From Amsterdam to Shetland: Threads of Sustainability, Climate Action, and Community

September and early October formed a tapestry of experiences that reminded me just how interconnected our efforts toward sustainability truly are. From the bustling show floors of IBC in Amsterdam to the global conversations of New York Climate Week, and finally to the windswept beauty of the Shetland Islands for its annual Wool Week, each stop offered a different lens on what sustainability means — in industry, in policy, and in community.

A Turning Point for the Media Industry: IBC and the Media Climate Accord

Introducing the Media Climate Accord

Charter signatories who are committed to a net zero target for the global media industry.

At this year’s IBC, sustainability wasn’t a side conversation.  For years, the media technology sector has been building awareness around its environmental footprint, but now the focus is shifting to accountability and action.  Through my work with the Corporate Star Awards (CSA), the Media Tech Sustainability Series (MTSS) session, and the Greening of Streaming Hour, it was a main stage topic.

We also conducted MTSS’ first-ever sustainability tour on the show floor, taking “tourists” to meet the companies innovating for efficiency and impact. From AI-enabled workflow optimization to green power management and corporate responsibility actions, the takeaway was clear: sustainability is no longer just “good PR.” It is gratifying to see some many who see sustainability innovation as good business and good engineering.

Launching the Media Climate Accord (MCA) was another significant milestone in that journey. The MCA aims to bring together the global media industry around a shared goal: to be net zero as an industry by 2040. Standing alongside partners and early signatories, I could feel the momentum building and the sense that this industry, often criticized for energy intensity, is ready to lead by example.

The Global Pulse: Lessons from New York Climate Week

Just days later, I was back home in New York to tune into another conversation: NY Climate Week, where global leaders, activists, and innovators converged to assess the state of climate action worldwide.

The tone was both urgent and pragmatic. We’re not moving fast enough and yet the stories of innovation and local resilience were inspiring. Cities are experimenting with decarbonized public transport, companies are integrating Scope 3 transparency into their reporting, and financial institutions are increasingly tying investment to climate performance.

Still, the biggest takeaway was that progress is uneven. While Europe continues to lead on regulation through initiatives like the Corporate Sustainability Reporting Directive (CSRD), other regions lag, often constrained by policy uncertainty or lack of data. Technology, when deployed responsibly, remains one of our best levers for acceleration, not just through emissions measurement but through smarter design, predictive modeling, and resource efficiency.

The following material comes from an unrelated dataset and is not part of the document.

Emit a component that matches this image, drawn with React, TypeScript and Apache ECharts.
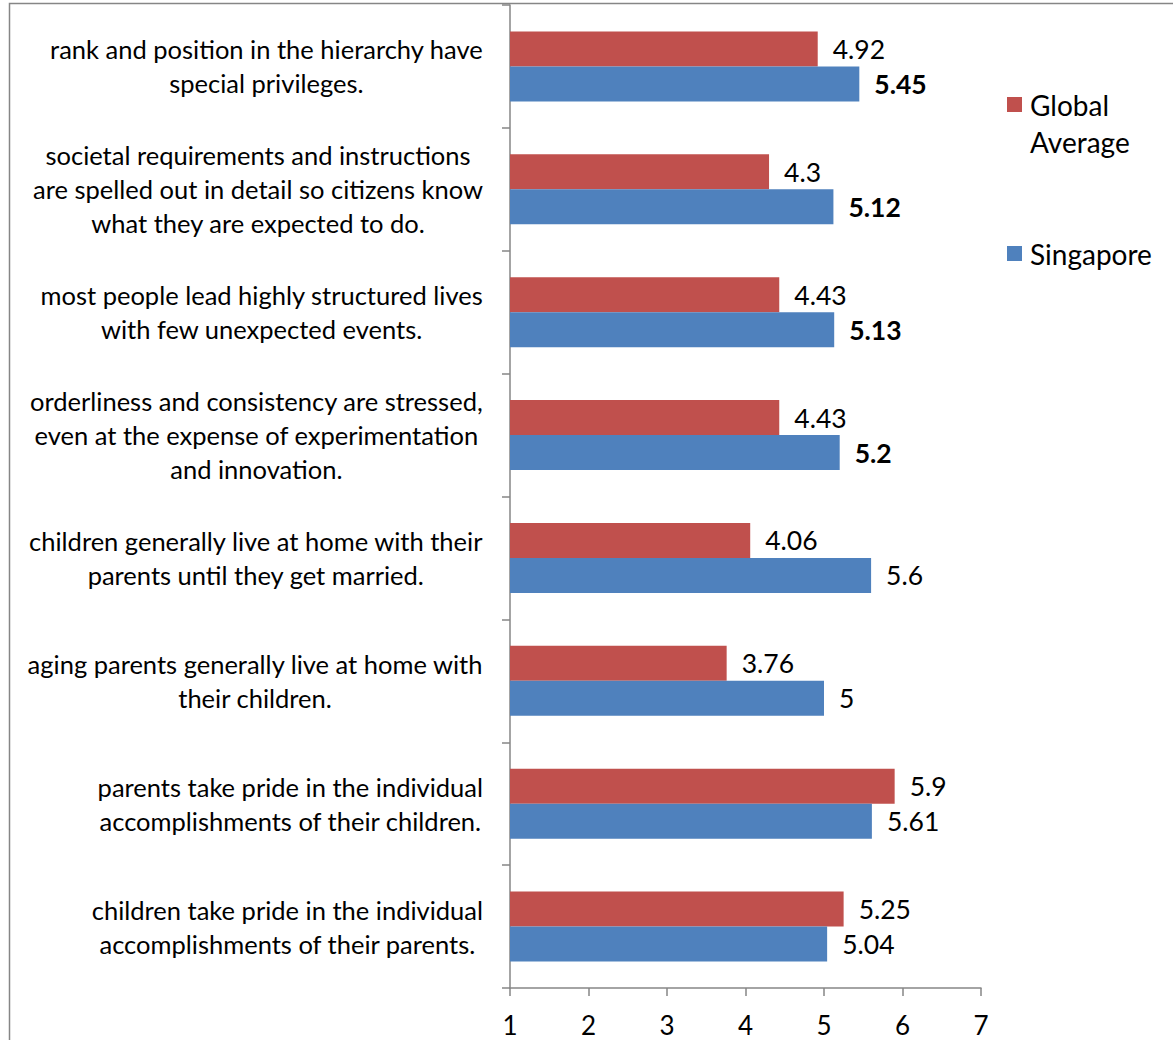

What struck me most was how the conversations in New York mirrored those from Amsterdam. Whether in media, manufacturing, or mobility, all organizations are grappling with the same challenges on how to align ambition with data, and how to turn pledges into performance.

A Personal Pause: Shetland Wool Week and the Art of Circularity

Attending the Shetland Wool Week

Each year the SWW releases a hat pattern which all attendees are encouraged to wear during their time in Shetland. It’s a great way to connect with festival and each other.

After two intense weeks of conferences, I traveled north — far north — to the Shetland Islands for Shetland Wool Week, an annual celebration of fiber, craft, and community. The experience was both grounding and inspiring.

Here, sustainability isn’t discussed in panels; it’s lived every day. The islanders’ relationship with their landscape is a masterclass in circularity. Sheep (and there are many of them!) graze on natural pastures, their wool processed locally, dyed with natural pigments, and turned into garments designed to last generations. Nothing is wasted. Everything has a purpose.

Amid knitting circles and workshops, I found myself reflecting on the quiet power of this ecosystem. In many ways, circularity in textiles echoes the same principles we’re trying to embed in technology.  Design for longevity, minimize waste, and respect natural limits. And there was something profoundly calming about it all. In a world of dashboards and metrics, the rhythmic motion of knitting offered a reminder that sustainability isn’t only about systems, it’s also about humanity.

Weaving the Threads Together

Each of these experiences — the collaborative innovation of IBC, the global ambition of NY Climate Week, and the community wisdom of Shetland — reminds me that sustainability thrives when ideas, policies, and everyday choices align toward real change.

In the media technology sector, our challenge is to make sustainability intrinsic to how we create and deliver content. On the world stage, our task is to align policy, finance, and innovation to keep the 1.5°C goal alive. And in our personal lives, it’s to reconnect with the slower, circular rhythms that remind us why this work matters in the first place.

As I sat in a windswept cottage one evening in Scalloway in Shetland, knitting from locally spun yarn, I realized that each stitch represents a choice, just as every workflow decision, every policy draft, or every investment plan does.

Together, these experiences weave a pattern of resilience and hope.  A reminder to me that the connections for a better future already exist.  It’s up to us to knit them into something lasting.